The Ligue de défense juive (LDJ) is a group of ultra-Zionist militants, mostly active in Paris. Constituted of a few dozens of regular members, the group has no legal status; it originates in Liberté démocratie et judaïsme, an association registered in October 2000 and self-dissolved in 2003.
As its name and symbol clearly state it, the LDJ is inspired by the Jewish Defence League, a movement established in 1968 in the US by Rabbi Meir Kahane, banned and listed as terrorist in 2001 by the FBI. Kach, the party established by Kahane in Israel after he had emigrated there, was also banned in 1994.

Like the Jewish Defence League, the LDJ relies on violence to "defend the Jewish people against all modern forms of anti-Jewish, anti-Semitic, judeophobic, anti-Judaist, and anti-Zionist hatred." The president of the Conseil des institutions juives de France (CRIF, the body officially representing the Jewish community in France) stated, however, that the CRIF had not the least connection with the LDJ.
For the last ten years, members of the LDJ have been involved in some 100 aggressions.

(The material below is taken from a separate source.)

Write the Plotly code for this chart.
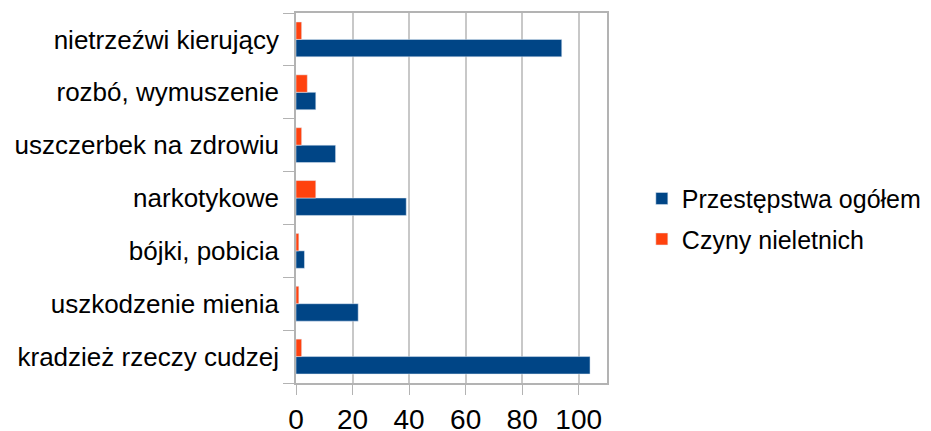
import plotly.graph_objects as go

categories = ["kradzież rzeczy cudzej", "uszkodzenie mienia", "bójki, pobicia",
              "narkotykowe", "uszczerbek na zdrowiu", "rozbó, wymuszenie",
              "nietrzeźwi kierujący"]
ogolem = [104, 22, 3, 39, 14, 7, 94]
nieletni = [2, 1, 1, 7, 2, 4, 2]
x_ticks = [0, 20, 40, 60, 80, 100]

fig = go.Figure()
fig.add_trace(go.Bar(y=categories, x=ogolem, orientation='h', legendgroup="a",
                     name="Przestępstwa ogółem", marker_color="#004586"))
fig.add_trace(go.Bar(y=categories, x=nieletni, orientation='h', legendgroup="b",
                     name="Czyny nieletnich", marker_color="#ff420e"))

# page body adds an 8px margin; figure is offset accordingly
fig.update_layout(
    width=931, height=423,
    barmode="group", bargap=0.34, bargroupgap=0,
    margin=dict(l=288, r=332, t=5, b=48),
    paper_bgcolor="white", plot_bgcolor="white",
    font=dict(family="Liberation Sans, Arial, sans-serif", color="#000000", size=26),
    legend=dict(x=1.112, y=0.444, xanchor="left", yanchor="middle",
                font=dict(size=25), itemwidth=30, tracegroupgap=5),
    xaxis=dict(range=[0, 110], tickvals=x_ticks, showgrid=True, gridcolor="#c8c8c8",
               gridwidth=1.5, showline=True, linecolor="#b3b3b3", linewidth=1.5,
               mirror=True, ticks="outside", ticklen=10, tickcolor="#b3b3b3",
               tickfont=dict(size=28), zeroline=False, ticklabelstandoff=1,
               automargin=False),
    yaxis=dict(showline=True, linecolor="#b3b3b3", linewidth=1.5, mirror=True,
               ticks="outside", ticklen=11, tickcolor="#b3b3b3", tickson="boundaries",
               tickfont=dict(size=26), showgrid=False, ticklabelstandoff=10,
               automargin=False),
)

fig.write_html("out.html")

In July 2014, the "protection" of two synagogues, in Paris and Sarcelles, by members of the LDJ, who violently opposed to pro-Palestinian demonstrators, prompted calls for the ban of the movement; since the group has no legal existence, its ban is not possible, though.
[Le Figaro, 31 July 2014; France Culture, 30 July 2014, Libération, 30 July 2014]

The flag of the LDJ (photo, photo, photo, photo, photo, photo) is yellow with the symbol of the movement, a black Magen David charged with a yellow fist outlined in black. The flag is virtually the same as the flag of Kach, but with the emblem slightly skewed to the hoist.